Stored dataset items:
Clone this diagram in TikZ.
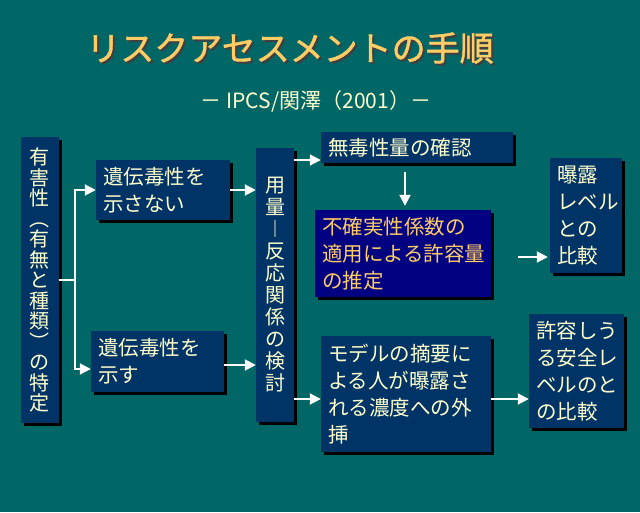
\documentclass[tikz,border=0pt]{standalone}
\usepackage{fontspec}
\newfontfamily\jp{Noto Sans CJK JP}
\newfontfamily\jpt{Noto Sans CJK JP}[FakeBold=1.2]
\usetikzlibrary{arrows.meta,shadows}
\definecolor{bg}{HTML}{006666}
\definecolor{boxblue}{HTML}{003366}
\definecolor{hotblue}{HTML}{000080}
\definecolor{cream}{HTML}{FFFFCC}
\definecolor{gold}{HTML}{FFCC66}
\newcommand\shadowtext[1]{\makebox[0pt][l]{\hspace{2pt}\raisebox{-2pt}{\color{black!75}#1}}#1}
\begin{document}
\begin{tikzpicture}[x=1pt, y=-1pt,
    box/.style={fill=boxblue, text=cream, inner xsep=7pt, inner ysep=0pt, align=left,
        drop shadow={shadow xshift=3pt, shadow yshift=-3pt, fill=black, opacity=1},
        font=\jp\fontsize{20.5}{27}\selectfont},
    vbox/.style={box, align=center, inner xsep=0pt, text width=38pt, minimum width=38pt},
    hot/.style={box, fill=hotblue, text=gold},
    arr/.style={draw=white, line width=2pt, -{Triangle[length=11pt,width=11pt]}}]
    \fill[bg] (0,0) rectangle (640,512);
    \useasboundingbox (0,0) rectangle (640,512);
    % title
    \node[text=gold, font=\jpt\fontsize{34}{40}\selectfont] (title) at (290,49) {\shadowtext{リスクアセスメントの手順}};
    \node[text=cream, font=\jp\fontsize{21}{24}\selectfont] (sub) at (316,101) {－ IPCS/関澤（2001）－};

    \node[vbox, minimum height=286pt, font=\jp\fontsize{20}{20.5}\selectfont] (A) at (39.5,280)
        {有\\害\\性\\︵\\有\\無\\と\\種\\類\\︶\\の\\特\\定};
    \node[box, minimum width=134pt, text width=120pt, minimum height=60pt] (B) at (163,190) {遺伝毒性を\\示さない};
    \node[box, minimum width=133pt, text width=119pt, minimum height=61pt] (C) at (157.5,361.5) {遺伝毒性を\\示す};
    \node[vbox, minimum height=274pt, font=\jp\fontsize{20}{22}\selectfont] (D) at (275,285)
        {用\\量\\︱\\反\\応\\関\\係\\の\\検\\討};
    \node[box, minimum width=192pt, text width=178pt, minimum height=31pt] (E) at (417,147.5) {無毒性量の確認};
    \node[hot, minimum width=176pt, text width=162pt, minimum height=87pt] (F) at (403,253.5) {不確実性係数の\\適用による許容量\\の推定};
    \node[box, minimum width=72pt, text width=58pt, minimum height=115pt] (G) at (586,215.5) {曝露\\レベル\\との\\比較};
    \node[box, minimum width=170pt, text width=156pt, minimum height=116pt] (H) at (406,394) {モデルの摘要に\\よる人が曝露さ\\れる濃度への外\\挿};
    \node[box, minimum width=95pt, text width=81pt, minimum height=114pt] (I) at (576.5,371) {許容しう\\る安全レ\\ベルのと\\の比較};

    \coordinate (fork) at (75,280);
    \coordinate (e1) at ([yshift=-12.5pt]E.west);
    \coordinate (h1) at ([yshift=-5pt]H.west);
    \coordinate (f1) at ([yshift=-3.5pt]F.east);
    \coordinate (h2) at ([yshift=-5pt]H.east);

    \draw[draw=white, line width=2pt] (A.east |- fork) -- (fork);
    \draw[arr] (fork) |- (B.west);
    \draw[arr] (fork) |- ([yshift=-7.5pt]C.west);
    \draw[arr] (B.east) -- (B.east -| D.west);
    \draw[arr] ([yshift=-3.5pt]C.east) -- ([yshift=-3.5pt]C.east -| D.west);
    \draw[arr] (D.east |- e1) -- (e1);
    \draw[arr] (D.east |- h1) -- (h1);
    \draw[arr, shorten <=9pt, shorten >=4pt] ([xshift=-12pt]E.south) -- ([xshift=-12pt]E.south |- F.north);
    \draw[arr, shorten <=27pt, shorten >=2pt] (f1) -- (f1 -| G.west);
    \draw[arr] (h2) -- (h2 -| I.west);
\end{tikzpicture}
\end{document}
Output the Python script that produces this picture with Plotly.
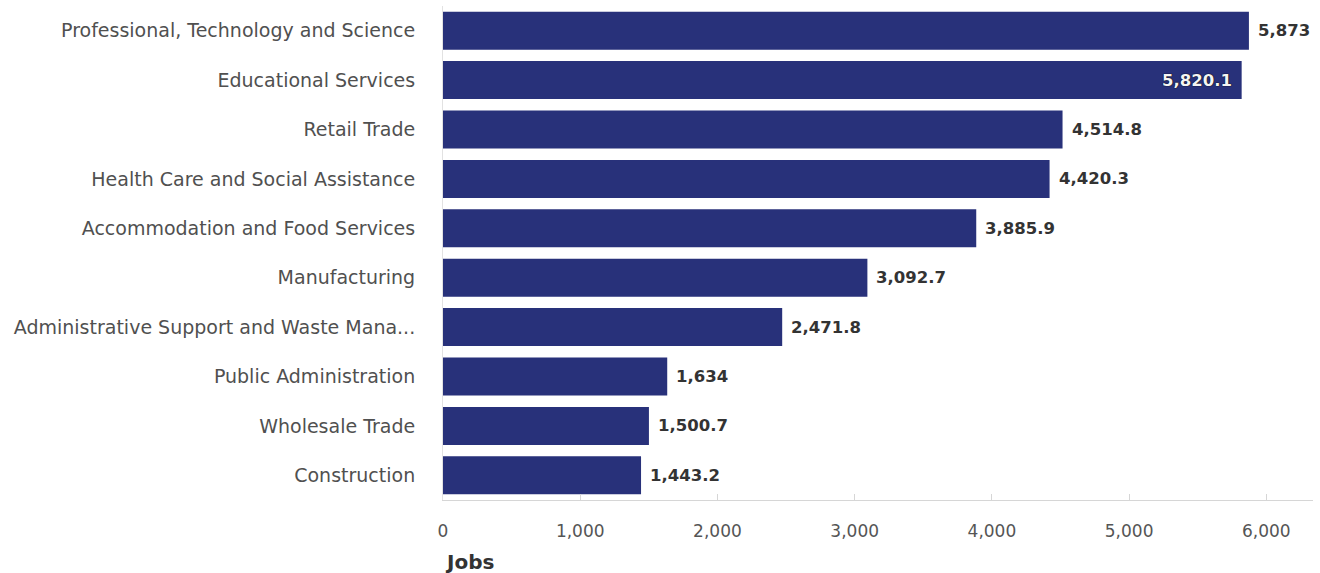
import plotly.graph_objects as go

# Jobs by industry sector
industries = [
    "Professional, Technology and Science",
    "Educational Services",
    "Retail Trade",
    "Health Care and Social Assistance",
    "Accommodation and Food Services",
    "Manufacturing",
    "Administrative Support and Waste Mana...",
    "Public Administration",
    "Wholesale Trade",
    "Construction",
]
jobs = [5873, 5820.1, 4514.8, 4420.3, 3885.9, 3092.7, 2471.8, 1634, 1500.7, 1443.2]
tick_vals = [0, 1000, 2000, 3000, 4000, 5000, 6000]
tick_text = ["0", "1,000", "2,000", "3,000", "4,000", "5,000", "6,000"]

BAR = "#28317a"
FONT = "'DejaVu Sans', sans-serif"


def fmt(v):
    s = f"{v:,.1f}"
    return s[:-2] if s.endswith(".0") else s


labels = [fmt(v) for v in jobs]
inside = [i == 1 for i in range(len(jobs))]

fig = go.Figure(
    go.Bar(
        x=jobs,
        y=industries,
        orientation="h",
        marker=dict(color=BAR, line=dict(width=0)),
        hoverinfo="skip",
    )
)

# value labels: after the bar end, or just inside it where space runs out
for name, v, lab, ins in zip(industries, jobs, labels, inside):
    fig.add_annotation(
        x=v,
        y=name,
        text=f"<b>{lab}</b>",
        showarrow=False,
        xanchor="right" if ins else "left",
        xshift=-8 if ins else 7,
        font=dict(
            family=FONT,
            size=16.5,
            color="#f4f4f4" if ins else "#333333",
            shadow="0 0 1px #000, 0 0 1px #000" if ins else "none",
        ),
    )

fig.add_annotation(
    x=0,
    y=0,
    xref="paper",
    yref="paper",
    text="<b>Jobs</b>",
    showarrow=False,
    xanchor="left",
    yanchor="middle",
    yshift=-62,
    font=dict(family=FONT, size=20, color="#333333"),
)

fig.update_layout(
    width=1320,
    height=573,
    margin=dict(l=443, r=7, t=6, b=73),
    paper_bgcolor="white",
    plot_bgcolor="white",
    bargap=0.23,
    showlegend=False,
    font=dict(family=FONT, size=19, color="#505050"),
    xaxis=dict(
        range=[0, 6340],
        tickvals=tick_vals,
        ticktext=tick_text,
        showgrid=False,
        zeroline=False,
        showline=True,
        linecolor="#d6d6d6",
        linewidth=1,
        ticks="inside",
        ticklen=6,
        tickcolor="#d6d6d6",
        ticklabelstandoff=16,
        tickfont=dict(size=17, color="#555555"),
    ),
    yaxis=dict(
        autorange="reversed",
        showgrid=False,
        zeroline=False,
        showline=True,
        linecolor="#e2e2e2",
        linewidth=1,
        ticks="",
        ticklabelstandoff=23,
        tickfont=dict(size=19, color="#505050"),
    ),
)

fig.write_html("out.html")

Task
Scan the material for lines with the word "this", and copy each line you find.

Complete output
Clone this diagram in TikZ.
Output the Python script that produces this picture with Plotly.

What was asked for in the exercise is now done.